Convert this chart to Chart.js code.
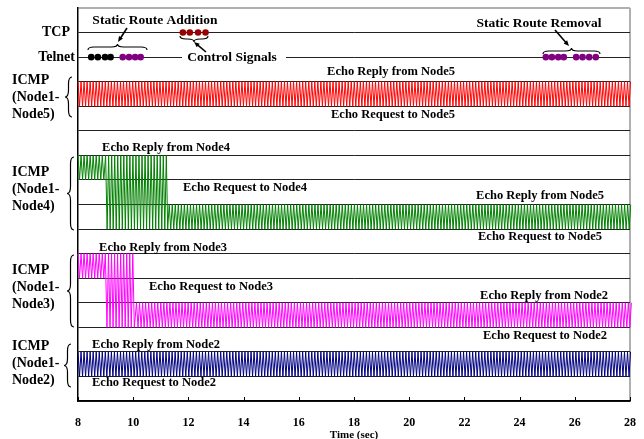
<!DOCTYPE html>
<html>
<head>
<meta charset="utf-8">
<script src="https://cdn.jsdelivr.net/npm/chart.js@4"></script>
<style>
  html, body { margin: 0; padding: 0; background: #fff; }
</style>
</head>
<body>
<canvas id="chart" width="644" height="439"></canvas>
<script>
const xTicks = [8, 10, 12, 14, 16, 18, 20, 22, 24, 26, 28];

// signal phases: [start sec, end sec, upper level, lower level]
const node5Phases = [[8.0, 28.15, 13, 12]];
const node4Phases = [[8.0, 9.0, 10, 9], [9.0, 11.25, 10, 7], [11.25, 28.15, 8, 7]];
const node3Phases = [[8.0, 9.05, 6, 5], [9.05, 10.12, 6, 3], [10.12, 28.15, 4, 3]];
const node2Phases = [[8.0, 28.15, 2, 1]];
const pingStep = 0.055; // spacing of request/reply strokes

const tcpLevel = 15;
const telnetLevel = 14;
const tcpDots = [11.8, 12.05, 12.35, 12.62];
const telnetBlackDots = [8.48, 8.72, 8.98, 9.18];
const telnetAddDots = [9.62, 9.85, 10.07, 10.27];
const telnetRemoveDots = [24.95, 25.17, 25.4, 25.6, 26.05, 26.28, 26.52, 26.76];

const FONT = '"Liberation Serif", "Times New Roman", serif';

function zigzag(phases) {
  const pts = [];
  let up = true;
  phases.forEach(([t0, t1, hi, lo], i) => {
    const n = Math.round((t1 - t0) / pingStep);
    const last = i === phases.length - 1;
    for (let k = 0; k < n + (last ? 1 : 0); k++) {
      pts.push({ x: t0 + k * pingStep, y: up ? hi : lo });
      up = !up;
    }
  });
  return pts;
}

function signal(phases, color) {
  return {
    type: 'line', data: zigzag(phases), borderColor: color, borderWidth: 1,
    pointRadius: 0, tension: 0, fill: false, clip: 6
  };
}

function dots(times, level, color) {
  return {
    type: 'scatter', data: times.map(t => ({ x: t, y: level })),
    pointRadius: 3.3, pointBackgroundColor: color, pointBorderWidth: 0, showLine: false
  };
}

function vBrace(ctx, x, y0, y1, w) {
  const ym = (y0 + y1) / 2, xb = x + w / 2;
  ctx.beginPath();
  ctx.moveTo(x + w, y0);
  ctx.quadraticCurveTo(xb, y0, xb, y0 + w);
  ctx.lineTo(xb, ym - w);
  ctx.quadraticCurveTo(xb, ym, x, ym);
  ctx.quadraticCurveTo(xb, ym, xb, ym + w);
  ctx.lineTo(xb, y1 - w);
  ctx.quadraticCurveTo(xb, y1, x + w, y1);
  ctx.stroke();
}

function hBrace(ctx, x0, x1, yTip, h) {
  const xm = (x0 + x1) / 2, yb = yTip + h / 2, ye = yTip + h, r = Math.abs(h);
  ctx.beginPath();
  ctx.moveTo(x0, ye);
  ctx.quadraticCurveTo(x0, yb, x0 + r, yb);
  ctx.lineTo(xm - r, yb);
  ctx.quadraticCurveTo(xm, yb, xm, yTip);
  ctx.quadraticCurveTo(xm, yb, xm + r, yb);
  ctx.lineTo(x1 - r, yb);
  ctx.quadraticCurveTo(x1, yb, x1, ye);
  ctx.stroke();
}

function arrow(ctx, x0, y0, x1, y1) {
  const a = Math.atan2(y1 - y0, x1 - x0), L = 6;
  ctx.beginPath();
  ctx.moveTo(x0, y0);
  ctx.lineTo(x1 - Math.cos(a) * 3, y1 - Math.sin(a) * 3);
  ctx.stroke();
  ctx.beginPath();
  ctx.moveTo(x1, y1);
  ctx.lineTo(x1 - L * Math.cos(a - 0.4), y1 - L * Math.sin(a - 0.4));
  ctx.lineTo(x1 - L * Math.cos(a + 0.4), y1 - L * Math.sin(a + 0.4));
  ctx.closePath();
  ctx.fill();
}

const annotations = {
  id: 'annotations',
  afterDraw(chart) {
    const ctx = chart.ctx;
    const area = chart.chartArea;
    const xs = chart.scales.x;
    ctx.save();

    // inner tick marks on the time axis
    ctx.strokeStyle = '#000';
    ctx.lineWidth = 1;
    xTicks.forEach(v => {
      const px = Math.round(xs.getPixelForValue(v)) + 0.5;
      ctx.beginPath();
      ctx.moveTo(px, area.bottom);
      ctx.lineTo(px, area.bottom - 4);
      ctx.stroke();
    });

    ctx.fillStyle = '#000';
    ctx.textBaseline = 'middle';

    // control signals label sits on the Telnet line
    ctx.font = 'bold 13.5px ' + FONT;
    ctx.fillStyle = '#fff';
    ctx.fillRect(182, 50, 104, 14);
    ctx.fillStyle = '#000';
    ctx.textAlign = 'center';
    ctx.fillText('Control Signals', 232, 58);
    ctx.fillText('Static Route Addition', 155, 21);
    ctx.fillText('Static Route Removal', 539, 24);

    // row labels
    ctx.font = 'bold 14px ' + FONT;
    ctx.textAlign = 'right';
    ctx.fillText('TCP', 70, 32);
    ctx.fillText('Telnet', 75, 57);
    ctx.textAlign = 'left';
    [[80, 'Node5)'], [172, 'Node4)'], [270, 'Node3)'], [346, 'Node2)']].forEach(([y, last]) => {
      ctx.fillText('ICMP', 12, y);
      ctx.fillText('(Node1-', 12, y + 17);
      ctx.fillText(last, 12, y + 34);
    });

    // echo labels
    ctx.font = 'bold 12.5px ' + FONT;
    ctx.textAlign = 'center';
    [
      ['Echo Reply from Node5', 391, 72], ['Echo Request to Node5', 393, 115],
      ['Echo Reply from Node4', 166, 148], ['Echo Request to Node4', 245, 188],
      ['Echo Reply from Node5', 540, 196], ['Echo Request to Node5', 540, 237],
      ['Echo Reply from Node3', 163, 248], ['Echo Request to Node3', 211, 287],
      ['Echo Reply from Node2', 544, 296], ['Echo Request to Node2', 545, 336],
      ['Echo Reply from Node2', 156, 345], ['Echo Request to Node2', 154, 383]
    ].forEach(([t, x, y]) => ctx.fillText(t, x, y));

    // braces and arrows
    ctx.strokeStyle = '#000';
    ctx.lineWidth = 1.2;
    vBrace(ctx, 65, 77, 117, 7);
    vBrace(ctx, 67, 157, 230, 7);
    vBrace(ctx, 67, 255, 327, 7);
    vBrace(ctx, 64, 344, 387, 7);
    hBrace(ctx, 88, 147, 44, 6);
    hBrace(ctx, 180, 208, 42, -6);
    hBrace(ctx, 543, 600, 48, 6);
    ctx.lineWidth = 1.6;
    arrow(ctx, 127, 28, 118, 42);
    arrow(ctx, 206, 52, 194, 42);
    arrow(ctx, 555, 30, 569, 46);

    ctx.restore();
  }
};

new Chart(document.getElementById('chart'), {
  data: {
    datasets: [
      signal(node5Phases, '#ff0000'),
      signal(node4Phases, '#008000'),
      signal(node3Phases, '#ff00ff'),
      signal(node2Phases, '#000080'),
      dots(tcpDots, tcpLevel, '#990000'),
      dots(telnetBlackDots, telnetLevel, '#000000'),
      dots(telnetAddDots, telnetLevel, '#800080'),
      dots(telnetRemoveDots, telnetLevel, '#800080')
    ]
  },
  options: {
    responsive: false,
    animation: false,
    layout: { padding: { left: 78, right: 14, top: 8, bottom: 0 } },
    plugins: { legend: { display: false }, tooltip: { enabled: false } },
    scales: {
      x: {
        type: 'linear', min: 8, max: 28,
        afterBuildTicks: s => { s.ticks = xTicks.map(v => ({ value: v })); },
        afterFit: s => { s.height = 38; s.paddingLeft = 0; s.paddingRight = 0; },
        ticks: { padding: 15, color: '#000', maxRotation: 0, font: { family: FONT, size: 12, weight: 'bold' } },
        grid: { drawTicks: false, lineWidth: 2, color: c => (c.tick && c.tick.value === 28 ? '#b0b0b0' : 'transparent') },
        border: { color: '#000', width: 1.5 },
        title: { display: true, text: 'Time (sec)', color: '#000', padding: { top: 0, bottom: -3 }, font: { family: FONT, size: 11, weight: 'bold' } }
      },
      y: {
        min: 0, max: 16,
        afterFit: s => { s.width = 0; },
        ticks: { display: false, stepSize: 1 },
        grid: {
          drawTicks: false,
          color: c => (c.tick && c.tick.value === 16 ? '#b0b0b0' : '#222'),
          lineWidth: c => (c.tick && c.tick.value === 16 ? 2 : 1)
        },
        border: { color: '#000', width: 1.5 }
      }
    }
  },
  plugins: [annotations]
});
</script>
</body>
</html>
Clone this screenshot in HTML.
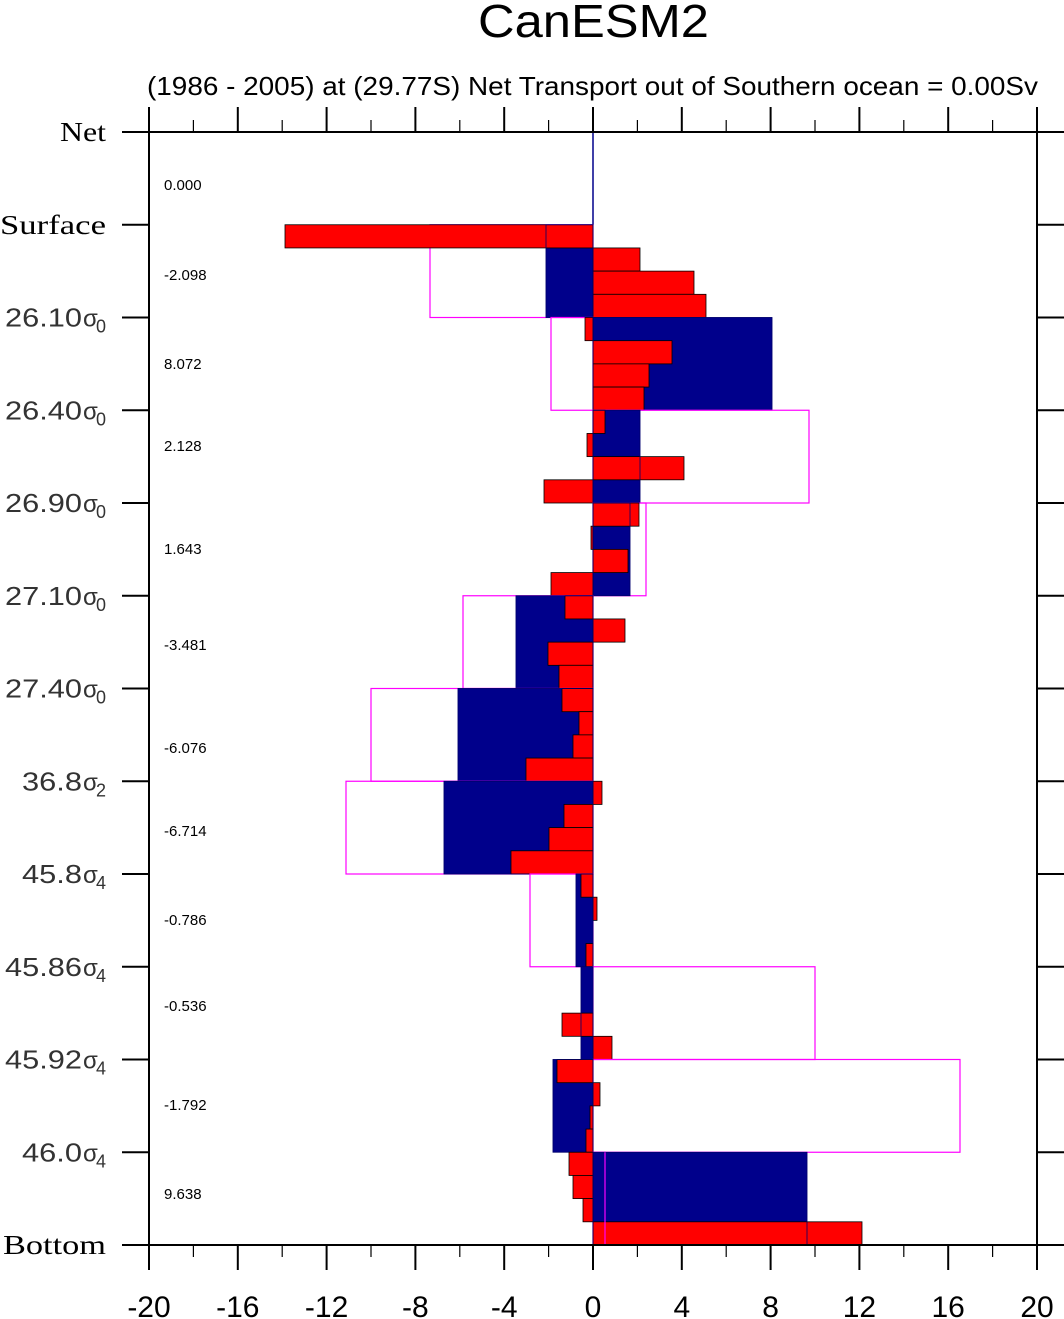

▶ **What the task requires**: Across the entries above, how many lines contain "this"? Provide only the count.

▶ **The response**: 2